## What this task involves
Each line from the start of the records below through the line that contains "const PINK = '#c2426d';" should be printed exactly. Pictures are omitted.

## Supplied records
>> begin

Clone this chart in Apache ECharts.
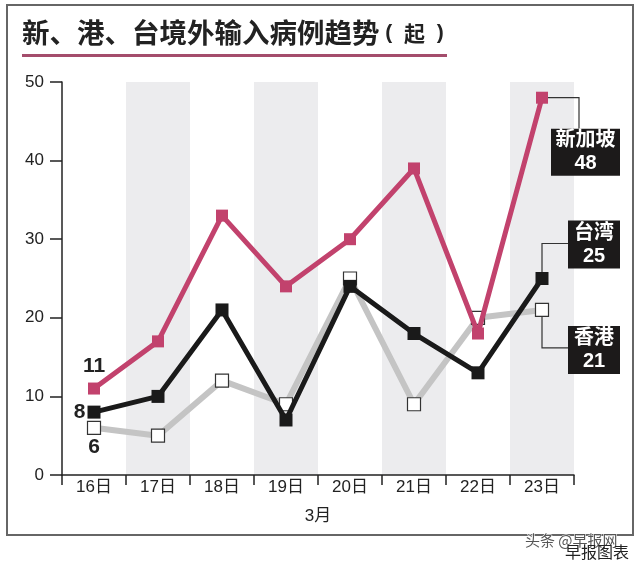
<!DOCTYPE html>
<html>
<head>
<meta charset="utf-8">
<script src="https://cdn.jsdelivr.net/npm/echarts@6/dist/echarts.min.js"></script>
<style>html,body{margin:0;padding:0;background:#fff}#c{width:640px;height:563px}</style>
</head>
<body>
<div id="c"></div>
<script>
const categories = ['16日','17日','18日','19日','20日','21日','22日','23日'];
const singapore = [11,17,33,24,30,39,18,48];
const taiwan = [8,10,21,7,24,18,13,25];
const hongkong = [6,5,12,9,25,9,20,21];
const seriesNames = ['新加坡','台湾','香港'];
const yMin = 0, yMax = 50, yStep = 10;
const xAxisName = '3月';
const titleMain = '新、港、台境外输入病例趋势';
const titleUnit = '起';

const FONT = '"Liberation Sans", "Noto Sans CJK SC", sans-serif';
const CJK = '"Noto Sans CJK SC", sans-serif';
const PINK = '#c2426d';

function withFirstLabel(arr, label) {
  return arr.map((v, i) => i === 0 ? { value: v, label: Object.assign({ show: true, formatter: String(v), fontFamily: FONT, fontWeight: 'bold', fontSize: 21, color: '#222' }, label) } : v);
}

const chart = echarts.init(document.getElementById('c'), null, { renderer: 'canvas' });
chart.setOption({
  animation: false,
  backgroundColor: '#fff',
  grid: { left: 62, right: 66, top: 82, bottom: 88 },
  xAxis: {
    type: 'category',
    data: categories,
    boundaryGap: true,
    name: xAxisName,
    nameLocation: 'middle',
    nameGap: 33,
    nameTextStyle: { fontFamily: FONT, fontSize: 17, color: '#222' },
    axisLine: { lineStyle: { color: '#222', width: 1.5 } },
    axisTick: { show: true, length: 10, lineStyle: { color: '#222', width: 1.5 } },
    axisLabel: { margin: 4, fontFamily: FONT, fontSize: 17, color: '#222' },
    splitArea: { show: true, areaStyle: { color: ['rgba(0,0,0,0)', '#ececee'] } },
    splitLine: { show: false }
  },
  yAxis: {
    type: 'value',
    min: yMin, max: yMax, interval: yStep,
    axisLine: { show: true, lineStyle: { color: '#222', width: 1.5 } },
    axisTick: { show: true, length: 12, lineStyle: { color: '#222', width: 1.5 } },
    axisLabel: { margin: 18, fontFamily: FONT, fontSize: 17, color: '#222' },
    splitLine: { show: false }
  },
  series: [
    {
      name: seriesNames[2], type: 'line', data: withFirstLabel(hongkong, { position: 'bottom', distance: 2 }),
      symbol: 'rect', symbolSize: 13, z: 2,
      lineStyle: { color: '#c4c4c4', width: 6 },
      itemStyle: { color: '#fff', borderColor: '#333', borderWidth: 1.2 }
    },
    {
      name: seriesNames[1], type: 'line', data: withFirstLabel(taiwan, { position: 'left', distance: 2 }),
      symbol: 'rect', symbolSize: 13, z: 3,
      lineStyle: { color: '#1a1a1a', width: 5 },
      itemStyle: { color: '#1a1a1a' }
    },
    {
      name: seriesNames[0], type: 'line', data: withFirstLabel(singapore, { position: 'top', distance: 6 }),
      symbol: 'rect', symbolSize: 12, z: 4,
      lineStyle: { color: PINK, width: 5 },
      itemStyle: { color: PINK }
    }
  ]
});

const last = categories.length - 1;
const pS = chart.convertToPixel({ seriesIndex: 2 }, [last, singapore[last]]);
const pT = chart.convertToPixel({ seriesIndex: 1 }, [last, taiwan[last]]);
const pH = chart.convertToPixel({ seriesIndex: 0 }, [last, hongkong[last]]);

function callout(points, box, text) {
  return [
    { type: 'polyline', z: 0, shape: { points }, style: { stroke: '#333', lineWidth: 1.2, fill: null } },
    { type: 'rect', z: 10, shape: box, style: { fill: '#1c1a1a' } },
    { type: 'text', z: 11, x: box.x + box.width / 2, y: box.y + box.height / 2,
      style: { text, fill: '#fff', fontFamily: FONT, fontWeight: 'bold', fontSize: 20, lineHeight: 23, align: 'center', verticalAlign: 'middle' } }
  ];
}

const els = [];
els.push(...callout([[pS[0], pS[1]], [pS[0] + 37, pS[1]], [pS[0] + 37, pS[1] + 31]],
  { x: pS[0] + 9, y: pS[1] + 31, width: 69, height: 47 }, seriesNames[0] + '\n' + singapore[last]));
els.push(...callout([[pT[0], pT[1]], [pT[0], pT[1] - 35], [pT[0] + 26, pT[1] - 35]],
  { x: pT[0] + 26, y: pT[1] - 58, width: 52, height: 48 }, seriesNames[1] + '\n' + taiwan[last]));
els.push(...callout([[pH[0], pH[1]], [pH[0], pH[1] + 38], [pH[0] + 26, pH[1] + 38]],
  { x: pH[0] + 26, y: pH[1] + 16, width: 52, height: 48 }, seriesNames[2] + '\n' + hongkong[last]));

els.push({ type: 'rect', z: -1, silent: true, shape: { x: 7, y: 5, width: 626, height: 530 }, style: { fill: null, stroke: '#666', lineWidth: 2 } });
els.push({ type: 'text', z: 5, x: 22, y: 33,
  style: { text: '{a|' + titleMain + '}{p|\u00a0(\u00a0\u00a0}{b|' + titleUnit + '}{p|\u00a0\u00a0)}', verticalAlign: 'middle',
    rich: {
      a: { fontFamily: CJK, fontWeight: 'bold', fontSize: 27.5, fill: '#222' },
      p: { fontFamily: FONT, fontWeight: 'bold', fontSize: 21, fill: '#222' },
      b: { fontFamily: CJK, fontWeight: 'bold', fontSize: 21, fill: '#222' }
    } } });
els.push({ type: 'rect', z: 5, shape: { x: 22, y: 54, width: 425, height: 3 }, style: { fill: '#a44d6c' } });
els.push({ type: 'text', z: 20, x: 525, y: 540, style: { text: '头条 @早报网', fontFamily: CJK, fontSize: 15, fill: '#555', verticalAlign: 'middle', stroke: '#fff', lineWidth: 1 } });
els.push({ type: 'text', z: 21, x: 565, y: 552, style: { text: '早报图表', fontFamily: CJK, fontSize: 16, fill: '#222', verticalAlign: 'middle' } });

chart.setOption({ graphic: { elements: els } });
</script>
</body>
</html>
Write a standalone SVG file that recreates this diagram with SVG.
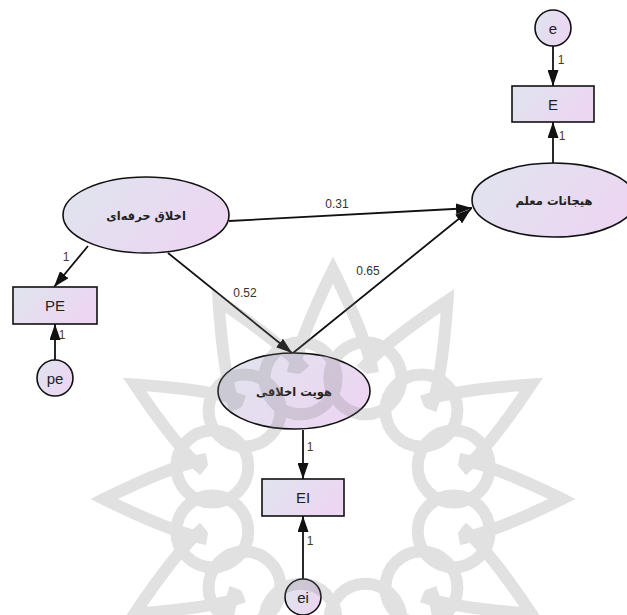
<svg xmlns="http://www.w3.org/2000/svg" xmlns:xlink="http://www.w3.org/1999/xlink" width="627" height="615" viewBox="0 0 627 615">
<defs>
<linearGradient id="fill" x1="0" y1="0" x2="1" y2="0.4">
<stop offset="0" stop-color="#dfe5ee"/>
<stop offset="1" stop-color="#ecd6f2"/>
</linearGradient>
<marker id="arr" viewBox="0 0 16 11" refX="16" refY="5.5" markerWidth="16" markerHeight="11" markerUnits="userSpaceOnUse" orient="auto">
<path d="M0,0 L16,5.5 L0,11 Z" fill="#111"/>
</marker>
<path id="petal" d="M126,-40 Q160,-34 229,0 Q160,34 126,40"/>
<style>
.shape{fill:url(#fill);stroke:#111;stroke-width:1.6}
.conn line{stroke:#111;stroke-width:1.8;marker-end:url(#arr)}
.lbl{font-family:"Liberation Sans",Arial,sans-serif;font-size:12px;fill:#333;text-anchor:middle}
.one{font-family:"Liberation Sans",Arial,sans-serif;font-size:12px;fill:#4a3a1a;text-anchor:middle}
.nt{font-family:"Liberation Sans",Arial,sans-serif;font-size:15px;fill:#222;text-anchor:middle;dominant-baseline:central}
.ar{font-family:"DejaVu Sans","Noto Sans",sans-serif;font-size:11.5px;font-weight:bold;fill:#222;text-anchor:middle;dominant-baseline:central}
.wm{fill:none;stroke:#777;stroke-width:12}
</style>
</defs>
<rect width="627" height="615" fill="#fff"/>

<g id="connectors" class="conn">
<line x1="553" y1="46" x2="553" y2="86"/>
<line x1="553" y1="163" x2="553" y2="122"/>
<line x1="229" y1="221" x2="472" y2="208"/>
<line x1="168" y1="253" x2="292" y2="353"/>
<line x1="293" y1="353" x2="471" y2="209"/>
<line x1="88" y1="246" x2="54" y2="287"/>
<line x1="55" y1="360" x2="55" y2="324"/>
<line x1="303" y1="430" x2="303" y2="479"/>
<line x1="303" y1="579" x2="303" y2="516"/>
</g>

<g id="edge-labels">
<text class="one" x="561" y="64">1</text>
<text class="one" x="562" y="140">1</text>
<text class="lbl" x="337" y="208">0.31</text>
<text class="lbl" x="245" y="297">0.52</text>
<text class="lbl" x="368" y="275">0.65</text>
<text class="one" x="66" y="261">1</text>
<text class="one" x="62" y="339">1</text>
<text class="one" x="310" y="451">1</text>
<text class="one" x="310" y="545">1</text>
</g>

<g id="node-e"><circle class="shape" cx="553" cy="28" r="18"/><text class="nt" x="553" y="28">e</text></g>
<g id="node-E"><rect class="shape" x="512" y="86" width="82" height="36"/><text class="nt" x="553" y="104">E</text></g>
<g id="node-teacher-emotions"><ellipse class="shape" cx="554" cy="200" rx="82" ry="37"/><text class="ar" x="554" y="201">هیجانات معلم</text></g>
<g id="node-professional-ethics"><ellipse class="shape" cx="146" cy="215" rx="83" ry="38"/><text class="ar" x="146" y="216">اخلاق حرفه‌ای</text></g>
<g id="node-PE"><rect class="shape" x="13" y="287" width="84" height="37"/><text class="nt" x="55" y="305">PE</text></g>
<g id="node-pe"><circle class="shape" cx="55" cy="378" r="18"/><text class="nt" x="55" y="378">pe</text></g>
<g id="node-moral-identity"><ellipse class="shape" cx="294" cy="391" rx="76" ry="38"/><text class="ar" x="294" y="392">هویت اخلاقی</text></g>
<g id="node-EI"><rect class="shape" x="262" y="479" width="82" height="37"/><text class="nt" x="303" y="497">EI</text></g>
<g id="node-ei"><circle class="shape" cx="303" cy="597" r="18"/><text class="nt" x="303" y="597">ei</text></g>

<g id="watermark" transform="translate(333,499)" opacity="0.22">
<g class="wm">
<use xlink:href="#petal" transform="rotate(0)"/>
<use xlink:href="#petal" transform="rotate(30)"/>
<use xlink:href="#petal" transform="rotate(60)"/>
<use xlink:href="#petal" transform="rotate(90)"/>
<use xlink:href="#petal" transform="rotate(120)"/>
<use xlink:href="#petal" transform="rotate(150)"/>
<use xlink:href="#petal" transform="rotate(180)"/>
<use xlink:href="#petal" transform="rotate(210)"/>
<use xlink:href="#petal" transform="rotate(240)"/>
<use xlink:href="#petal" transform="rotate(270)"/>
<use xlink:href="#petal" transform="rotate(300)"/>
<use xlink:href="#petal" transform="rotate(330)"/>
<circle cx="120.7" cy="32.4" r="36"/><circle cx="88.4" cy="88.4" r="36"/><circle cx="32.4" cy="120.7" r="36"/>
<circle cx="-32.4" cy="120.7" r="36"/><circle cx="-88.4" cy="88.4" r="36"/><circle cx="-120.7" cy="32.4" r="36"/>
<circle cx="-120.7" cy="-32.4" r="36"/><circle cx="-88.4" cy="-88.4" r="36"/><circle cx="-32.4" cy="-120.7" r="36"/>
<circle cx="32.4" cy="-120.7" r="36"/><circle cx="88.4" cy="-88.4" r="36"/><circle cx="120.7" cy="-32.4" r="36"/>
</g>
</g>
</svg>
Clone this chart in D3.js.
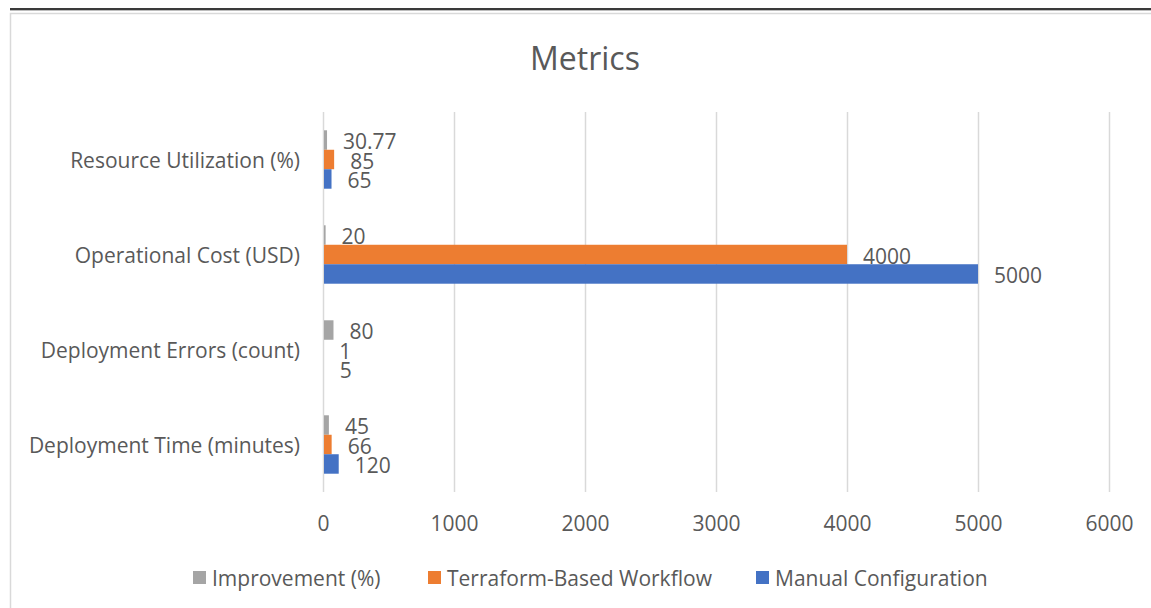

>> end

## Reply to the exercise
Clone this chart in Apache ECharts.
<!DOCTYPE html>
<html>
<head>
<meta charset="utf-8">
<script src="https://cdn.jsdelivr.net/npm/echarts@6/dist/echarts.min.js"></script>
<style>html,body{margin:0;padding:0;background:#fff}#c{width:640px;height:563px}</style>
</head>
<body>
<div id="c"></div>
<script>
const categories = ['16日','17日','18日','19日','20日','21日','22日','23日'];
const singapore = [11,17,33,24,30,39,18,48];
const taiwan = [8,10,21,7,24,18,13,25];
const hongkong = [6,5,12,9,25,9,20,21];
const seriesNames = ['新加坡','台湾','香港'];
const yMin = 0, yMax = 50, yStep = 10;
const xAxisName = '3月';
const titleMain = '新、港、台境外输入病例趋势';
const titleUnit = '起';

const FONT = '"Liberation Sans", "Noto Sans CJK SC", sans-serif';
const CJK = '"Noto Sans CJK SC", sans-serif';
const PINK = '#c2426d';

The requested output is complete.